An official report in 1944 by department inspectors who had visited a number of schools run by the Sisters of Mercy describes some of the boys in their care as being in a state of "semi-starvation"" and that there was "gross malnutrition."

"The boys looked pinched, wizened and lamentably different from normal children," according to the report, which says some had a body weight only half that of a normal child of the same age.

A report on Daingean reformatory in County Offaly in 1955 said the good diet enjoyed by the cattle on the school’s farm was "in marked contrast to the care for the feeding of the boys."

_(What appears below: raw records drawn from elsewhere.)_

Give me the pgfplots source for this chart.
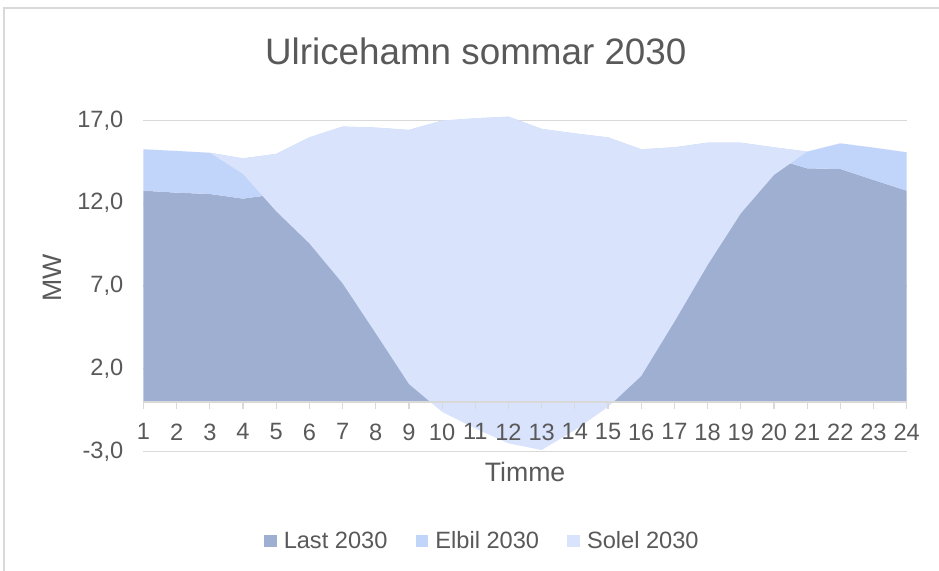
\documentclass[border=0pt]{standalone}
\usepackage{fontspec}
\setmainfont{Liberation Sans}
\usepackage{pgfplots}
\usepackage{pgfplotstable}
\usepgfplotslibrary{fillbetween}
\pgfplotsset{compat=1.18}
\definecolor{lastc}{RGB}{159,175,209}
\definecolor{elbilc}{RGB}{193,212,250}
\definecolor{solelc}{RGB}{217,227,252}
\definecolor{txt}{RGB}{89,89,89}
\definecolor{gridc}{RGB}{217,217,217}
\pgfplotsset{
  layers/mylayers/.define layer set={axis background,axis grid,pre main,main,axis ticks,axis lines,axis tick labels,axis descriptions,axis foreground}{/pgfplots/layers/standard},
}
% h = timme, L = Last 2030, E = Elbil 2030, S = Solel 2030 (MW), stacked
\pgfplotstableread{
h  L      E     S
1  12.76  2.50  0.00
2  12.64  2.52  0.00
3  12.56  2.49  0.00
4  12.28  2.43  -0.94
5  12.55  2.43  -3.46
6  13.58  2.40  -6.40
7  14.23  2.40  -9.46
8  14.17  2.40  -12.42
9  14.03  2.40  -15.34
10 14.59  2.40  -17.59
11 14.73  2.40  -18.73
12 14.83  2.40  -19.73
13 14.09  2.40  -19.39
14 13.82  2.40  -17.92
15 13.58  2.40  -16.28
16 12.86  2.40  -13.69
17 12.98  2.40  -10.53
18 13.26  2.40  -7.39
19 14.60  1.06  -4.27
20 14.70  0.68  -1.67
21 14.11  1.01  0.00
22 14.07  1.55  0.00
23 13.41  1.95  0.00
24 12.76  2.32  0.00
}\data
\begin{document}
\begin{tikzpicture}
\draw[gridc, line width=0.9pt] (3pt,0) -- (3pt,422.25pt) -- (704.25pt,422.25pt);
\node[text=txt, font=\fontsize{27.6}{32}\selectfont, anchor=center, inner sep=0pt] at (356.85pt, 389.8pt) {Ulricehamn sommar 2030};
\begin{axis}[
  set layers=mylayers,
  clip=false,
  at={(107.6pt,89.5pt)}, anchor=south west,
  scale only axis, width=572.4pt, height=248.4pt,
  xmin=1, xmax=24, ymin=-3, ymax=17,
  axis x line=middle, axis y line=left,
  hide obscured x ticks=false, hide obscured y ticks=false,
  every inner x axis line/.append style={-},
  x axis line style={-, gridc, line width=0.9pt},
  y axis line style={draw=none},
  xtick={1,...,24}, ytick={-3,2,7,12,17},
  yticklabels={{-3,0},{2,0},{7,0},{12,0},{17,0}},
  ymajorgrids, grid style={gridc, line width=0.9pt},
  tick align=outside, major tick length=5pt,
  xtick style={gridc, line width=0.9pt},
  ytick style={draw=none},
  /pgf/number format/assume math mode=true,
  tick label style={text=txt, font=\fontsize{17.7}{20}\selectfont},
  xticklabel style={anchor=north, inner sep=0pt, yshift=-11pt},
  yticklabel style={anchor=east, inner sep=0pt, xshift=-10pt},
  xlabel={Timme}, ylabel={MW},
  every axis x label/.style={at={(axis description cs:0.5,0)}, anchor=center, yshift=-15pt, text=txt, font=\fontsize{20}{24}\selectfont, inner sep=0pt},
  every axis y label/.style={at={(axis description cs:-0.1191,0.5236)}, rotate=90, anchor=center, text=txt, font=\fontsize{20}{24}\selectfont, inner sep=0pt},
  legend style={at={(0.4445,-0.2696)}, anchor=center, draw=none, fill=none, legend columns=3, font=\fontsize{17.7}{20}\selectfont, text=txt, /tikz/every even column/.append style={column sep=19.3pt}, /tikz/every odd column/.append style={column sep=3.2pt}},
  legend image code/.code={\fill[#1] (0pt,-4.75pt) rectangle (9.5pt,4.75pt);},
]
\addplot[draw=none, forget plot, name path=zero] coordinates {(1,0) (24,0)};
\addplot[draw=none, forget plot, name path=L] table[x=h, y=L]{\data};
\addplot[draw=none, forget plot, name path=T] table[x=h, y expr=\thisrow{L}+\thisrow{E}]{\data};
\addplot[draw=none, forget plot, name path=N] table[x=h, y expr=\thisrow{L}+\thisrow{E}+\thisrow{S}]{\data};
\addplot[fill=lastc, draw=none, forget plot] fill between[of=L and zero];
\addplot[fill=elbilc, draw=none, forget plot] fill between[of=T and L];
\addplot[fill=solelc, draw=none, forget plot] fill between[of=T and N];
\addlegendimage{fill=lastc, draw=none}
\addlegendentry{Last 2030}
\addlegendimage{fill=elbilc, draw=none}
\addlegendentry{Elbil 2030}
\addlegendimage{fill=solelc, draw=none}
\addlegendentry{Solel 2030}
\end{axis}
\pgfresetboundingbox
\path[use as bounding box] (0,0) rectangle (704.25pt,428.25pt);
\end{tikzpicture}
\end{document}
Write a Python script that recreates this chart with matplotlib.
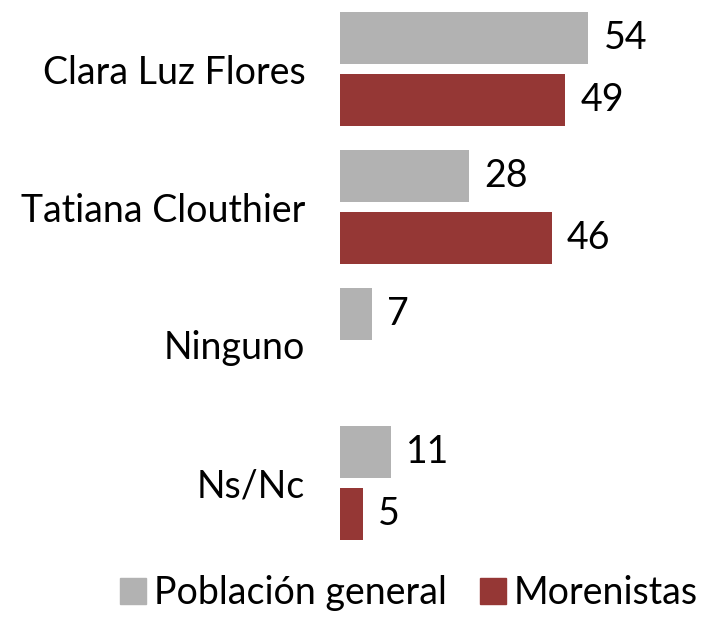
import numpy as np
import matplotlib
matplotlib.use("Agg")
import matplotlib.pyplot as plt
from matplotlib.patches import Patch

categories = ["Clara Luz Flores", "Tatiana Clouthier", "Ninguno", "Ns/Nc"]
poblacion = [54, 28, 7, 11]
morenistas = [49, 46, None, 5]
series_names = ["Población general", "Morenistas"]
colors = ["#b2b2b2", "#953735"]

plt.rcParams['font.family'] = ['Lato', 'DejaVu Sans']
FS = 27

fig = plt.figure(figsize=(7.05, 6.17), dpi=100)
W, H = 705, 617
ax = fig.add_axes([340 / W, (H - 552) / H, 365 / W, 552 / H])

y = np.arange(len(categories))
h = 52 / 138
off = 31 / 138

for vals, sign, col in [(poblacion, -1, colors[0]), (morenistas, 1, colors[1])]:
    for i, v in enumerate(vals):
        if v is None:
            continue
        ax.barh(y[i] + sign * off, v, height=h, color=col)
        ax.annotate(f"{v}", (v, y[i] + sign * off), xytext=(11, 0),
                    textcoords="offset points", va="center", ha="left",
                    fontsize=FS, color="black")

ax.set_xlim(0, 365 / 4.6)
ax.set_ylim(3.5, -0.5)
ax.set_yticks(y)
ax.set_yticklabels(categories, fontsize=FS)
ax.tick_params(axis="y", length=0, pad=25)
ax.set_xticks([])
for s in ax.spines.values():
    s.set_visible(False)

handles = [Patch(color=c) for c in colors]
fig.legend(handles, series_names, loc="lower center", bbox_to_anchor=(0.58, -0.045),
           ncol=2, frameon=False, fontsize=FS, handlelength=0.7, handleheight=0.7,
           handletextpad=0.2, columnspacing=0.9)

fig.savefig("out.png", dpi=100)
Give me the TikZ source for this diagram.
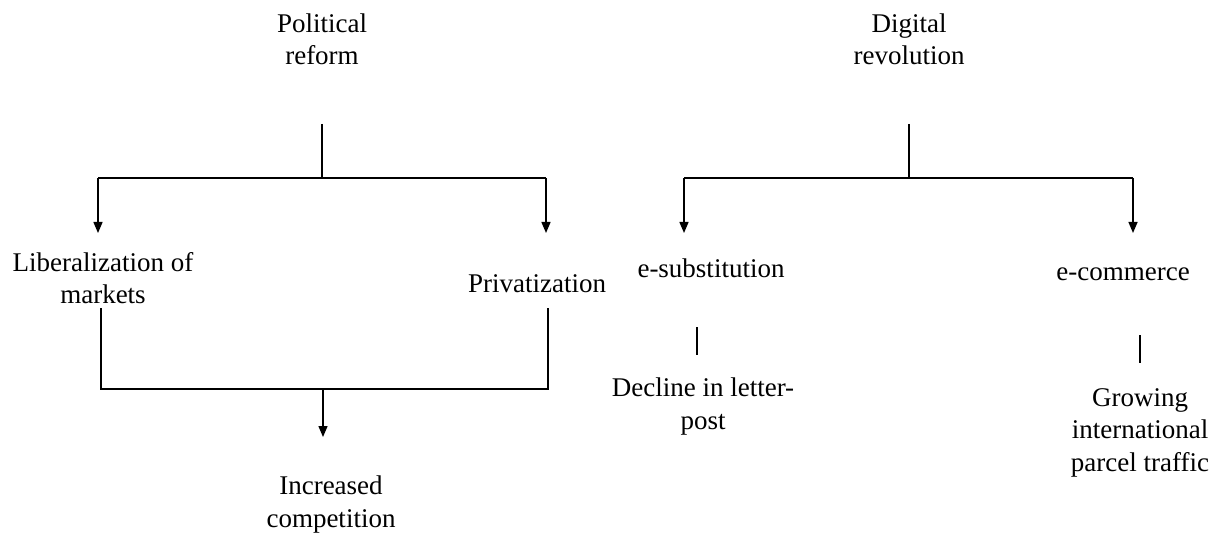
\documentclass[tikz,border=0pt]{standalone}
\usepackage{fontspec}
\setmainfont{Liberation Serif}
\usetikzlibrary{arrows.meta}
\begin{document}
\begin{tikzpicture}[x=1pt,y=-1pt,
  lbl/.style={inner sep=0pt,align=center,font=\fontsize{27}{32.5}\selectfont,anchor=base},
  ln/.style={line width=1.4pt},
  arr/.style={line width=1.4pt,-{Triangle[length=11pt,width=9pt]}}]
\useasboundingbox (0,0) rectangle (1214,534);
% texts (anchor = baseline of the last line)
\node[lbl] (pr) at (322,65) {Political\\reform};
\node[lbl] (dr) at (909,65) {Digital\\revolution};
\node[lbl] (lib) at (103,304) {Liberalization of\\markets};
\node[lbl] (priv) at (537,293) {Privatization};
\node[lbl] (esub) at (711,278) {e-substitution};
\node[lbl] (ecom) at (1123,281) {e-commerce};
\node[lbl] (dec) at (703,429) {Decline in letter-\\post};
\node[lbl] (grow) at (1140,471) {Growing\\international\\parcel traffic};
\node[lbl] (inc) at (331,527) {Increased\\competition};
% junction coordinates
\coordinate (prB) at (322,124);
\coordinate (prJ) at (322,178);
\coordinate (libT) at (98,178);
\coordinate (libA) at (98,233);
\coordinate (privT) at (546,178);
\coordinate (privA) at (546,233);
\coordinate (libB) at (101,308);
\coordinate (libJ) at (101,389);
\coordinate (privB) at (548,308);
\coordinate (privJ) at (548,389);
\coordinate (incJ) at (323,389);
\coordinate (incA) at (323,437);
\coordinate (drB) at (909,124);
\coordinate (drJ) at (909,178);
\coordinate (esubT) at (684,178);
\coordinate (esubA) at (684,233);
\coordinate (ecomT) at (1133,178);
\coordinate (ecomA) at (1133,233);
\coordinate (esubB) at (697,327);
\coordinate (decT) at (697,355);
\coordinate (ecomB) at (1140,335);
\coordinate (growT) at (1140,363);
% connectors
\draw[ln] (prB) -- (prJ);
\draw[ln] (libT) -- (privT);
\draw[arr] (libT) -- (libA);
\draw[arr] (privT) -- (privA);
\draw[ln] (libB) -- (libJ) -- (privJ) -- (privB);
\draw[arr] (incJ) -- (incA);
\draw[ln] (drB) -- (drJ);
\draw[ln] (esubT) -- (ecomT);
\draw[arr] (esubT) -- (esubA);
\draw[arr] (ecomT) -- (ecomA);
\draw[ln] (esubB) -- (decT);
\draw[ln] (ecomB) -- (growT);
\end{tikzpicture}
\end{document}
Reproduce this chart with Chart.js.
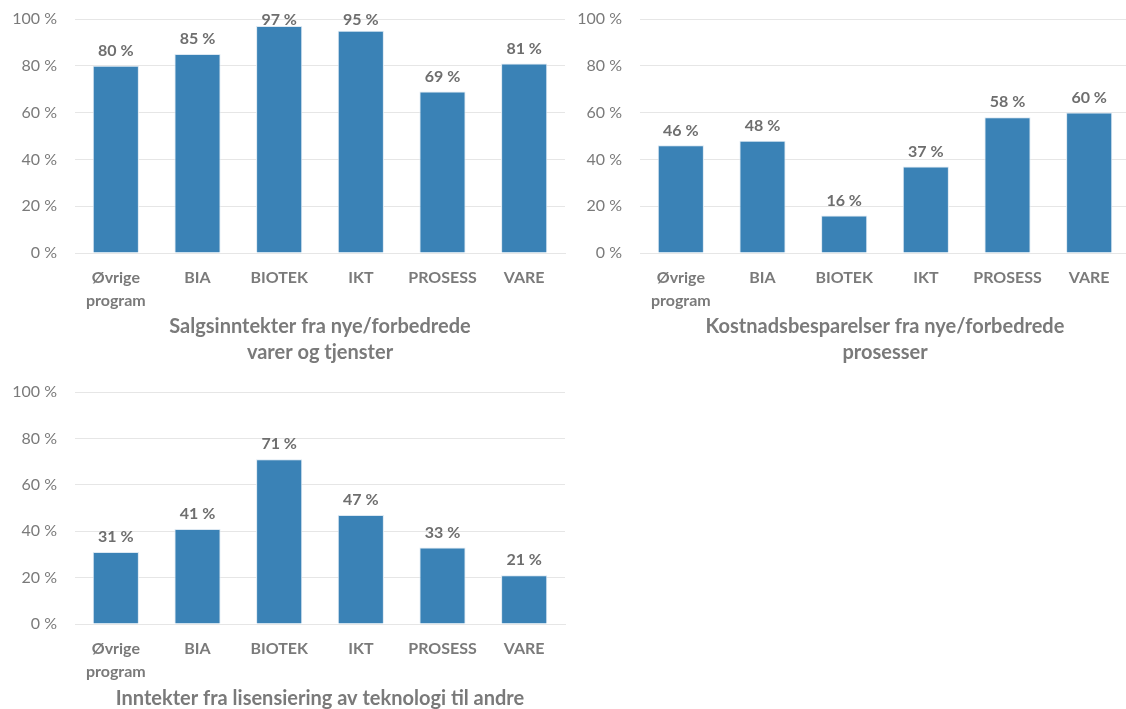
<!DOCTYPE html>
<html>
<head>
<meta charset="utf-8">
<script src="https://cdn.jsdelivr.net/npm/chart.js@4/dist/chart.umd.min.js"></script>
<style>
html,body{margin:0;padding:0;background:#fff;overflow:hidden;width:1126px;height:709px;}
canvas{position:absolute;display:block;}
</style>
</head>
<body>
<canvas id="c1" width="570" height="370" style="left:0;top:0;width:570px;height:370px;"></canvas>
<canvas id="c2" width="570" height="370" style="left:565px;top:0;width:570px;height:370px;"></canvas>
<canvas id="c3" width="570" height="339" style="left:0;top:370px;width:570px;height:339px;"></canvas>
<script>
const categories = [["Øvrige","program"], "BIA", "BIOTEK", "IKT", "PROSESS", "VARE"];
const salesValues = [80, 85, 97, 95, 69, 81];
const costValues = [46, 48, 16, 37, 58, 60];
const licenseValues = [31, 41, 71, 47, 33, 21];
const yTicks = [0, 20, 40, 60, 80, 100];
const title1 = ["Salgsinntekter fra nye/forbedrede", "varer og tjenster"];
const title2 = ["Kostnadsbesparelser fra nye/forbedrede", "prosesser"];
const title3 = "Inntekter fra lisensiering av teknologi til andre";

const FONT = "Lato, 'Open Sans', sans-serif";
const BAR = "#3A82B6";
const GRID = "#E6E6E6";
const TXT = "#7A7A7A";

const labelPlugin = {
  id: 'barLabels',
  afterDatasetsDraw(chart) {
    const ctx = chart.ctx;
    const meta = chart.getDatasetMeta(0);
    const data = chart.data.datasets[0].data;
    ctx.save();
    ctx.font = "bold 16px " + FONT;
    ctx.fillStyle = "#6E6E6E";
    ctx.textAlign = "center";
    ctx.textBaseline = "middle";
    meta.data.forEach((el, i) => {
      const y = Math.max(el.y - 15, chart.chartArea.top + 1);
      ctx.fillText(data[i] + " %", el.x, y);
    });
    ctx.restore();
  }
};

function makeChart(id, values, title, opts) {
  new Chart(document.getElementById(id), {
    type: 'bar',
    data: {
      labels: categories,
      datasets: [{
        data: values,
        backgroundColor: BAR,
        borderColor: "#DCE8F2",
        borderWidth: 1,
        barPercentage: 0.565,
        categoryPercentage: 1.0
      }]
    },
    options: {
      responsive: false,
      animation: false,
      devicePixelRatio: 1,
      layout: { padding: { left: 0, right: opts.padRight, top: opts.top, bottom: 0 } },
      plugins: { legend: { display: false }, tooltip: { enabled: false } },
      scales: {
        x: {
          grid: { display: false, drawTicks: false },
          border: { display: true, color: GRID, width: 1 },
          ticks: {
            color: TXT,
            font: { family: FONT, size: 16, weight: 'bold', lineHeight: 1.4 },
            padding: 14,
            maxRotation: 0,
            autoSkip: false
          },
          title: {
            display: true,
            text: title,
            color: TXT,
            font: { family: FONT, size: 20, weight: 'bold', lineHeight: 1.3 },
            padding: { top: 0, bottom: opts.titlePad }
          },
          afterFit(scale) { scale.height = opts.xHeight; scale.paddingLeft = 0; scale.paddingRight = 0; }
        },
        y: {
          min: 0, max: 100,
          afterBuildTicks(scale) { scale.ticks = yTicks.map(v => ({ value: v })); },
          grid: { color: GRID, lineWidth: 1, drawTicks: false },
          border: { display: false },
          ticks: {
            color: TXT,
            font: { family: FONT, size: 16 },
            padding: 18,
            callback: v => v + " %"
          },
          afterFit(scale) { scale.width = opts.yWidth; scale.paddingTop = 0; scale.paddingBottom = 0; }
        }
      }
    },
    plugins: [labelPlugin]
  });
}

makeChart('c1', salesValues, title1, { top: 19, padRight: 5, xHeight: 117, yWidth: 75, titlePad: 4 });
makeChart('c2', costValues, title2, { top: 19, padRight: 5, xHeight: 117, yWidth: 75, titlePad: 4 });
makeChart('c3', licenseValues, title3, { top: 22, padRight: 5, xHeight: 85, yWidth: 75, titlePad: -3 });
</script>
</body>
</html>
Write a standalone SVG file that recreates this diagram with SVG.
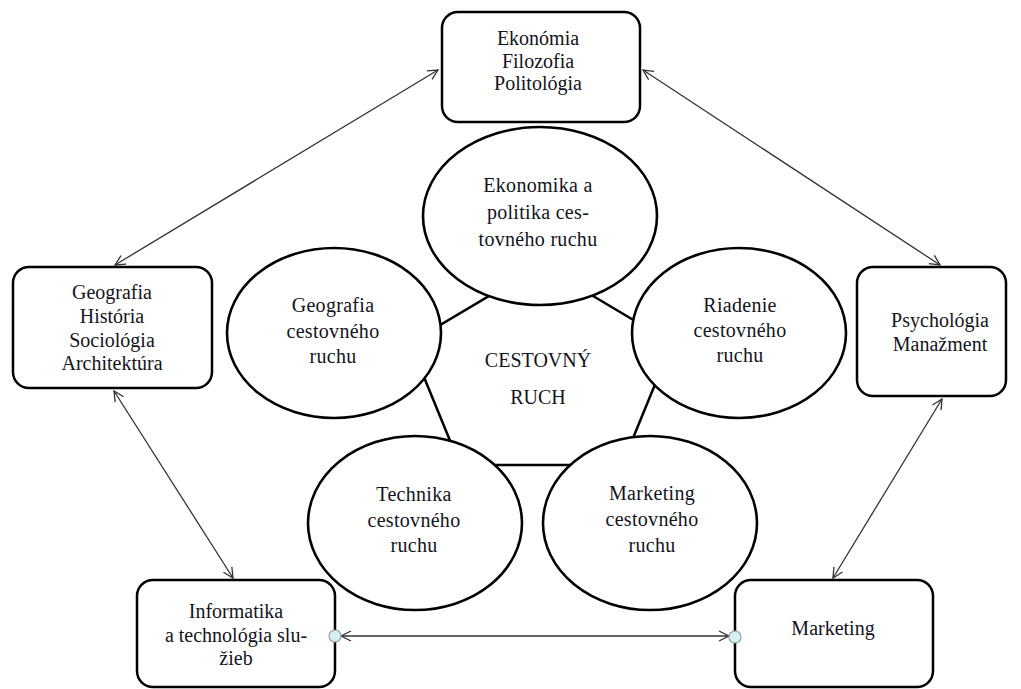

Rafferty says that the files revealed that government officials were also "clearly highly suspicious about a number of aspects about which they were not being properly informed."

"They were particularly concerned that the nuns and brothers were not spending the substantial government grants on the children in their care," Rafferty said.

Baker, who starred in the movie "In the Name of the Father, was sent to Daingean when he was 12 and describes the sheer terror of his two years there.

He had a nervous breakdown after he suffered the "predatory" attentions of an Oblate brother who pursued him every day for a year.

Flynn describes how there was usually blood in the yard of the Christian Brothers-run Letterfrack as a result of children being beaten. He was sent there at the age of 10.

A former inmate of the Christian Brother’s St. Joseph’s School in Tralee described how he was systematically abused from the day he made his Holy Communion until he was 15.

"The only good thing about Christmas was there was no sexual abuse on Christmas Day. We thought we were there for the brothers. We didn’t know any different," he told the program makers.